X
Business

IBM to spend $100 million on healthcare research

IBM will roll out a $100 million initiative to focus its research division on health care breakthroughs and new technologies. It also plans to hire "dozens" of physicians along with nurses, clinicians and others to collaborate with its scientists.
Written by Larry Dignan, Contributor

IBM on Thursday will roll out a $100 million initiative to focus its research division on health care breakthroughs and new technologies. It also plans to hire "dozens" of physicians along with nurses, clinicians and others to collaborate with its scientists.

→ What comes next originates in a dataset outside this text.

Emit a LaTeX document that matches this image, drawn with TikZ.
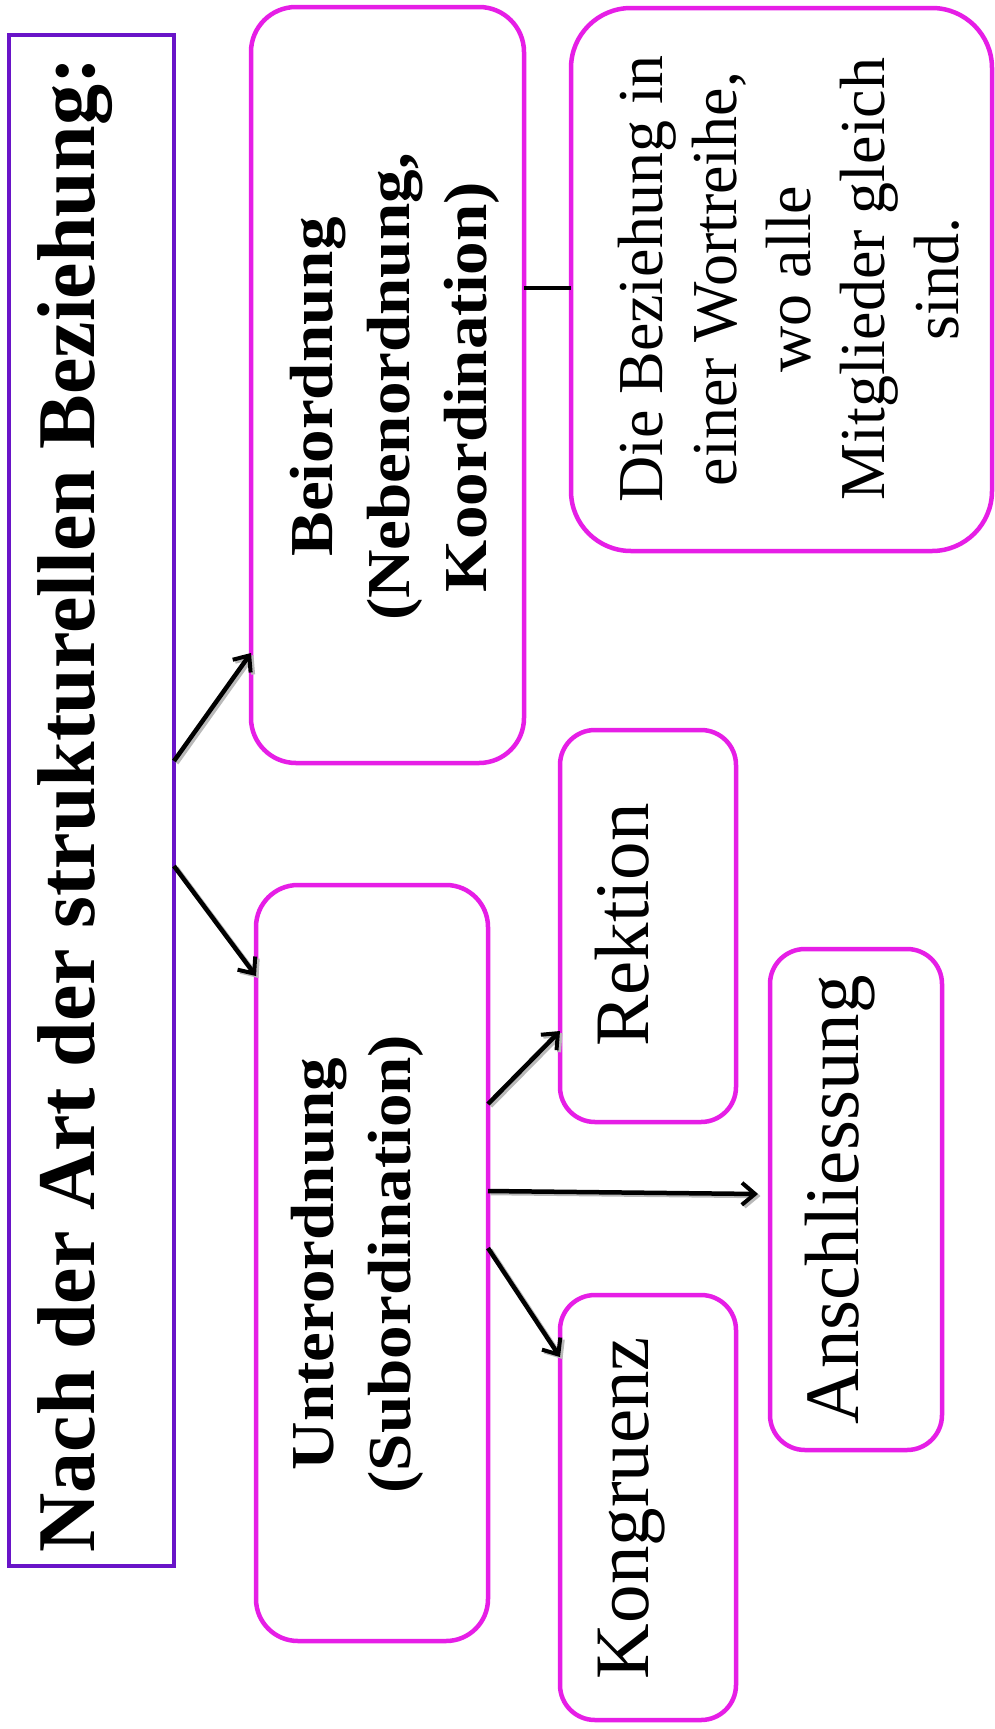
\documentclass[tikz,border=0pt]{standalone}
\usepackage{fontspec}
\setmainfont{Liberation Serif}
\usetikzlibrary{arrows.meta,calc}
\definecolor{titlepurple}{RGB}{105,20,200}
\definecolor{boxmagenta}{RGB}{230,30,230}
\begin{document}
\begin{tikzpicture}[x=1pt,y=-1pt,
  titlebox/.style={draw=titlepurple,line width=4pt,rectangle,inner sep=0pt,outer sep=0pt},
  rbox/.style={draw=boxmagenta,line width=4.5pt,rectangle,rounded corners=#1,inner sep=0pt,outer sep=0pt},
  rbox/.default=35pt,
  vtext/.style={rotate=90,anchor=base,inner sep=0pt},
  conn/.style={line width=4.5pt,black,
    preaction={draw=gray!55,line width=4.5pt,transform canvas={xshift=2.5pt,yshift=-2pt}}},
  arr/.style={conn,-{Straight Barb[length=13pt,width=22pt,line width=4pt]}}
]
\useasboundingbox (0,0) rectangle (995,1729);
\fill[white] (0,0) rectangle (995,1729);

% boxes
\node[titlebox,minimum width=165pt,minimum height=1531pt] (title) at (91.5,800.5) {};
\node[rbox=45pt,minimum width=273pt,minimum height=756pt] (bei) at (387.5,385) {};
\node[rbox=60pt,minimum width=421pt,minimum height=543pt] (def) at (781.5,279.5) {};
\node[rbox=42pt,minimum width=232pt,minimum height=756pt] (unter) at (372,1263) {};
\node[rbox=35pt,minimum width=176pt,minimum height=392pt] (rek) at (648,926) {};
\node[rbox=35pt,minimum width=172pt,minimum height=501pt] (ans) at (856,1199.5) {};
\node[rbox=35pt,minimum width=176pt,minimum height=425pt] (kon) at (648,1507.5) {};

% texts
\node[vtext] (titletext) at (94,805) {\fontsize{82}{96}\selectfont\bfseries Nach der Art der strukturellen Beziehung:};
\node[vtext] (beitext) at (332,387) {\scalebox{1.1}[1]{\fontsize{61}{77}\selectfont\bfseries\setlength{\tabcolsep}{0pt}\begin{tabular}[t]{c}Beiordnung\\(Nebenordnung,\\Koordination)\end{tabular}}};
\node[vtext] (deftext) at (662,279) {\fontsize{64}{74}\selectfont\setlength{\tabcolsep}{0pt}\begin{tabular}[t]{c}Die Beziehung in\\einer Wortreihe,\\wo alle\\Mitglieder gleich\\sind.\end{tabular}};
\node[vtext] (untertext) at (333,1264) {\scalebox{1.1}[1]{\fontsize{61}{77}\selectfont\bfseries\setlength{\tabcolsep}{0pt}\begin{tabular}[t]{c}Unterordnung\\(Subordination)\end{tabular}}};
\node[vtext] (rektext) at (648,925) {\fontsize{77}{90}\selectfont Rektion};
\node[vtext] (anstext) at (858,1200) {\fontsize{77}{90}\selectfont Anschliessung};
\node[vtext] (kontext) at (648,1508) {\fontsize{77}{90}\selectfont Kongruenz};

% connectors
\draw[arr] ($(title.east)+(0,-39.5)$) -- ($(bei.west)+(0,268)$);
\draw[arr] ($(title.east)+(0,65.5)$) -- ($(unter.west)+(0,-287)$);
\draw[line width=3.5pt] ($(bei.east)+(0,-97)$) -- ($(def.west)+(0,8.5)$);
\draw[arr] ($(unter.east)+(0,-159)$) -- ($(rek.west)+(0,105)$);
\coordinate (anstip) at ($(ans.west)+(-12,-5.5)$);
\draw[arr] ($(unter.east)+(0,-72)$) -- (anstip);
\draw[arr] ($(unter.east)+(0,-15)$) -- ($(kon.west)+(0,-150.5)$);
\end{tikzpicture}
\end{document}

The $100 million investment will be delivered over three years and look to meld IBM's systems, services, cloud computing, analytics and new markets such as nanomedicine with real-world patient care. Big Blue's nine research labs as well as other outposts will focus on health care along with governments, businesses and universities.

As for focus, IBM said it will focus on three key areas:

  • Using raw health data to prove treatment approaches and then deliver personalized care. Specifically, IBM is talking about analyzing the data from advanced diagnostics from things like lab tests and EKGs to better to detect problems and intervene as needed.
  • Incentives to shift the healthcare system to one that rewards outcomes instead of volume of care. IBM is talking about business processes changes for the health care industry as well as new payment models.
  • Privacy and security of patient data.

To kick off the healthcare push, IBM said it has formed three research collaboration ventures. Those efforts include:

Working with Europe's Hypergenes consortium to find the genetic variations that lead to hypertension and the organ damage that follows.

Building an evidence-based clinical care system with China's Peking University People's Hospital to focus on disease management and best practices. The system---dubbed evidence-based patient centric collaborative care (ePC3)---aims to cut medical errors, improve efficiency and improve patient care via electronic health records. The Peking hospital will consolidate 7 to 8 internal systems into ePC3.

Collaborating with the National Account Service Company to process claims and evolve benefit plans as conditions warrant.